Asian Development Bank working paper calls for standardized green investment definitions

Think tank looks at non-bank financial institutions (NBFIs)

A new working paper from the Asian Development Bank Institute (ADBI), the Tokyo-based think tank that feeds into the work of the bank itself, has called for the standardization of definitions of green investments and financing tools in a bid to avoid greenwash (“green PR”).

The paper is called Stimulating Non-bank Financial Institutions’ Participation in Green Investments, where non-bank financial institutions (NBFIs) are defined as pension funds, asset managers and sovereign wealth funds etc.
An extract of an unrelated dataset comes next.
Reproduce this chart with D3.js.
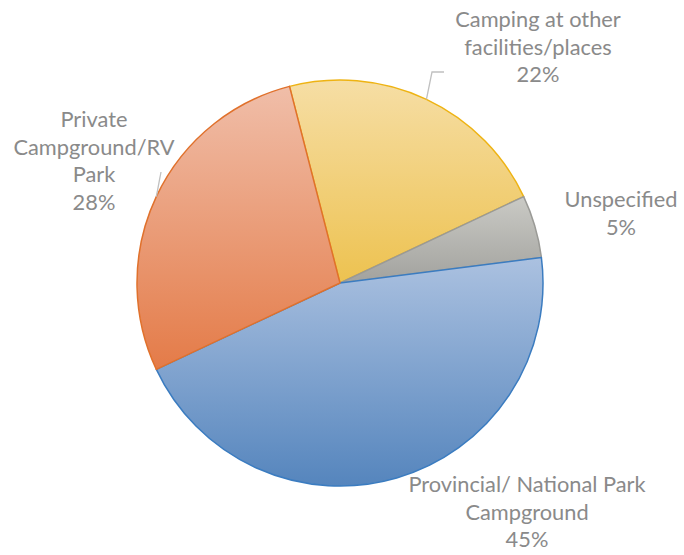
<!DOCTYPE html>
<html><head><meta charset="utf-8">
<script src="https://cdn.jsdelivr.net/npm/d3@7"></script>
<style>html,body{margin:0;padding:0;background:#fff;}</style>
</head><body>
<svg id="chart" width="684" height="555"></svg>
<script>
// ---- data ----
const categories = ["Camping at other facilities/places", "Unspecified", "Provincial/ National Park Campground", "Private Campground/RV Park"];
const values = [22, 5, 45, 28];
const labelLines = [
  ["Camping at other", "facilities/places"],
  ["Unspecified"],
  ["Provincial/ National Park", "Campground"],
  ["Private", "Campground/RV", "Park"]
];
const pctLabels = ["22%", "5%", "45%", "28%"];

// ---- layout / style ----
const W = 684, H = 555;
const cx = 340, cy = 283, R = 203;
const startA = -14.4 * Math.PI / 180;
const gradTop = ["#f6dea5", "#cacac5", "#abc1e0", "#f0bea9"];
const gradBot = ["#edc250", "#a2a29e", "#5585bd", "#e47b48"];
const strokes = ["#eeb313", "#9a9a96", "#3b7cc0", "#e0712c"];
// label block centers (x) and first baseline (y)
const labelAnchor = [[538, 27], [621, 207], [527, 492], [94, 127]];
const lineH = 27.5;
const leaders = {0: [[432, 72], [444, 72]], 3: [[161, 172]]};

const svg = d3.select("#chart");
const defs = svg.append("defs");
categories.forEach((c, i) => {
  const g = defs.append("linearGradient").attr("id", "g" + i)
    .attr("x1", 0).attr("y1", 0).attr("x2", 0).attr("y2", 1);
  g.append("stop").attr("offset", "0%").attr("stop-color", gradTop[i]);
  g.append("stop").attr("offset", "100%").attr("stop-color", gradBot[i]);
});

const pie = d3.pie().sort(null).value(d => d).startAngle(startA).endAngle(startA + 2 * Math.PI);
const arcs = pie(values);
const arc = d3.arc().innerRadius(0).outerRadius(R);

const gp = svg.append("g").attr("transform", `translate(${cx},${cy})`);
gp.selectAll("path").data(arcs).join("path")
  .attr("d", arc)
  .attr("fill", (d, i) => `url(#g${i})`)
  .attr("stroke", (d, i) => strokes[i])
  .attr("stroke-width", 1.5)
  .attr("stroke-linejoin", "round");

// leader lines
arcs.forEach((d, i) => {
  if (!leaders[i]) return;
  const mid = (d.startAngle + d.endAngle) / 2;
  const p0 = [cx + R * Math.sin(mid), cy - R * Math.cos(mid)];
  const pts = [p0, ...leaders[i]];
  svg.append("path")
    .attr("d", d3.line()(pts))
    .attr("fill", "none").attr("stroke", "#c0c0c0").attr("stroke-width", 1.3);
});

// labels
const font = "Lato, 'Open Sans', sans-serif";
categories.forEach((c, i) => {
  const lines = [...labelLines[i], pctLabels[i]];
  const t = svg.append("text")
    .attr("text-anchor", "middle")
    .attr("font-family", font)
    .attr("font-size", 21.8)
    .attr("fill", "#8a8a8a");
  lines.forEach((ln, k) => {
    t.append("tspan").attr("x", labelAnchor[i][0]).attr("y", labelAnchor[i][1] + k * lineH).text(ln);
  });
});
</script>
</body></html>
It was prepared by Gianfranco Gianfrate of Harvard University’s Kennedy School of Government and Gianni Lorenzato, a former investment director at Taconic Capital and executive director at Goldman Sachs in London, who is now an independent consultant. It is stressed that the paper does not necessarily reflect the views or policies of ADBI or the ADB.

The 20-page study includes a series of policy recommendations, including a call for a “concerted and coordinated effort” to promote the “standardization of definitions of green investments and financing tools”.The authors write: “Too often the initiative is left to individual NBFIs or issuers—a problem that is evident for green bonds and green banks. Not only does this risk diluting green goals, in favor of generic “green PR”, but also hinders the widespread acceptance of green financial products among savers and asset managers.”

Standardisation would lower the cost of “ESG monitoring over time”. Listed companies and non-bank institutions “would not need to ‘reinvent the wheel’ and could adopt off-the-shelf methodologies.”

The ADBI has been focusing on green issues lately.

Amongst other papers, this month it released a paper on managing credit risk and improving access to finance in green energy projects in which it said: ““The use of credit ratings may be constraining the allocation of institutional capital to clean energy projects.”

The paper went on to say: ““In the long run, green factors are likely to reduce the long-run credit risk; hence, it may be useful to include positive externality factors of clean energy in credit rating frameworks, which would then tilt the playing field for both commercial banks and institutional investors and help in correcting the credit market failure for clean energy finance.”